THE RECORDS:
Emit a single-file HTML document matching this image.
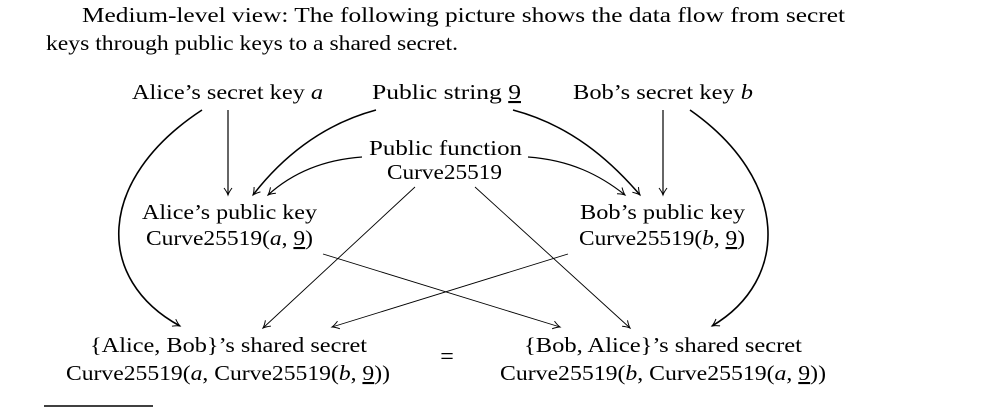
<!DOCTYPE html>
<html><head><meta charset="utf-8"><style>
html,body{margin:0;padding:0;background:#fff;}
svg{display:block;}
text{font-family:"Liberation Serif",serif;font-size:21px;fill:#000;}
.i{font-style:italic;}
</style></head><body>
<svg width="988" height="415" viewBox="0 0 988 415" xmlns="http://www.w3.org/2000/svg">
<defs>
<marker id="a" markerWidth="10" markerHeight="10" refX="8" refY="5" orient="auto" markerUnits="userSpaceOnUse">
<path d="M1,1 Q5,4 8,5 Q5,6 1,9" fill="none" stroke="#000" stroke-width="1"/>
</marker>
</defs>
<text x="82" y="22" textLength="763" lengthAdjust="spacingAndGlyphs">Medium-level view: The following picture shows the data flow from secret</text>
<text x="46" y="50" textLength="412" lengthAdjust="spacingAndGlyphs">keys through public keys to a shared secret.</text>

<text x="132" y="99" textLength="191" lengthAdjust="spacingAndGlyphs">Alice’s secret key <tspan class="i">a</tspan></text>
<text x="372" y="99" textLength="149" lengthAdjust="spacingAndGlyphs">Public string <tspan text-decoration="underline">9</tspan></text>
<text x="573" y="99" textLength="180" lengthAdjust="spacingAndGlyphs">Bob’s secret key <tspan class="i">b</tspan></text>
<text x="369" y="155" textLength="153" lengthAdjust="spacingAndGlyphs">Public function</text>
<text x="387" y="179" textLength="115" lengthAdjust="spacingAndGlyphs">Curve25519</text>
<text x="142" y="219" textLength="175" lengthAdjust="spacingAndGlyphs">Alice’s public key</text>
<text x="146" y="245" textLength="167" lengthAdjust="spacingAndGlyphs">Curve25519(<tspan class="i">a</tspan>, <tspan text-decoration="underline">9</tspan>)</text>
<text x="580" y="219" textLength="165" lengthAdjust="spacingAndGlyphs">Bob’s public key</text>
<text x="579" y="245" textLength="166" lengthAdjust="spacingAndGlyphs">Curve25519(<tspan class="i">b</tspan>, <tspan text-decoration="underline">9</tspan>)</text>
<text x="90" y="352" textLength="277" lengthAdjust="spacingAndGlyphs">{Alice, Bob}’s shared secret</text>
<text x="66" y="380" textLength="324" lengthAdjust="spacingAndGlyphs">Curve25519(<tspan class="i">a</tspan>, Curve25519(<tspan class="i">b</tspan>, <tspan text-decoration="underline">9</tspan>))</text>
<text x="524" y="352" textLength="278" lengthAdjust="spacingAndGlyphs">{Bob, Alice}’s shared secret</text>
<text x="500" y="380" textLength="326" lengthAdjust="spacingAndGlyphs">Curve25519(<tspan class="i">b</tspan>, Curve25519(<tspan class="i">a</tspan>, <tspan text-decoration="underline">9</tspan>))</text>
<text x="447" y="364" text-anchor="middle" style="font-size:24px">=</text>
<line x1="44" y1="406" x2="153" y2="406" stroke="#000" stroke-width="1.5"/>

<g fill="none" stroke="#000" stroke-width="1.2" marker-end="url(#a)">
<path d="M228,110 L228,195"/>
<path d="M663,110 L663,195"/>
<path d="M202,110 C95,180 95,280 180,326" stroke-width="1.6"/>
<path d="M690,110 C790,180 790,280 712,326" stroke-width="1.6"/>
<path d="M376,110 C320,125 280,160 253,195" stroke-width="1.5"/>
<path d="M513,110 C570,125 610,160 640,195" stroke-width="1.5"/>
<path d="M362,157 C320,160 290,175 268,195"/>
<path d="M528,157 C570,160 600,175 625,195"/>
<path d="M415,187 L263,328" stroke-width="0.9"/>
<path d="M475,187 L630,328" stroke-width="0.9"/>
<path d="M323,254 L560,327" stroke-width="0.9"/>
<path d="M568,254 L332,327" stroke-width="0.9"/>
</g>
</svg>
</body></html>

...

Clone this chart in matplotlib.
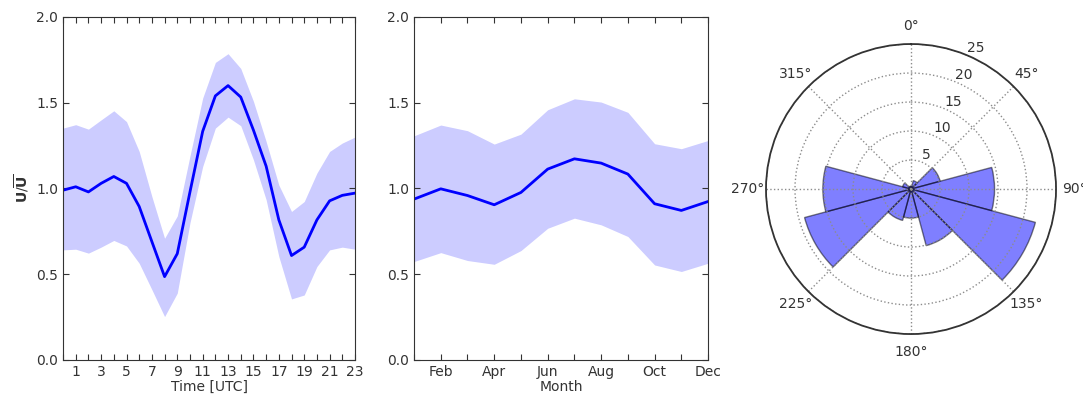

* * *

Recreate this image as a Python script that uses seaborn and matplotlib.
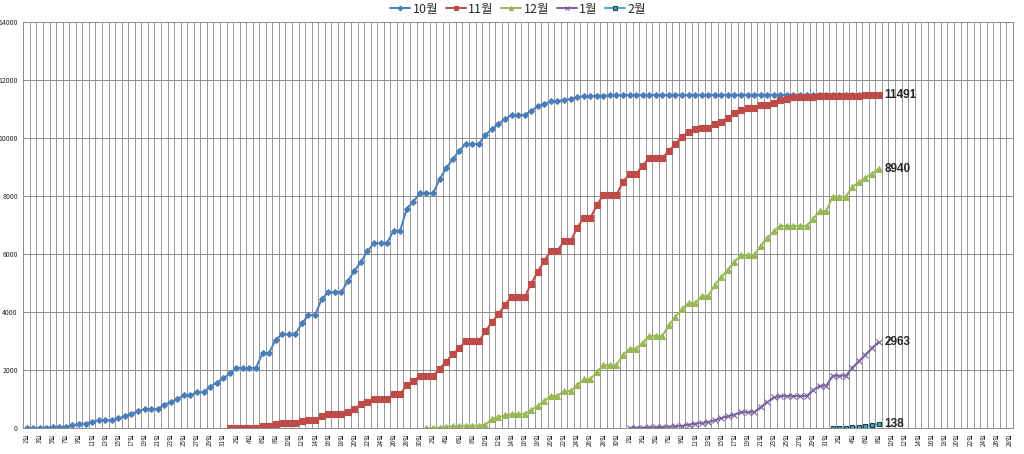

PROBLEM DESCRIPTION: Scan the material above for the string "matplotlib" and report each line where you find it.

RESPONSE TO THIS EXERCISE:
Clone this chart in matplotlib.
Recreate this image as a Python script that uses seaborn and matplotlib.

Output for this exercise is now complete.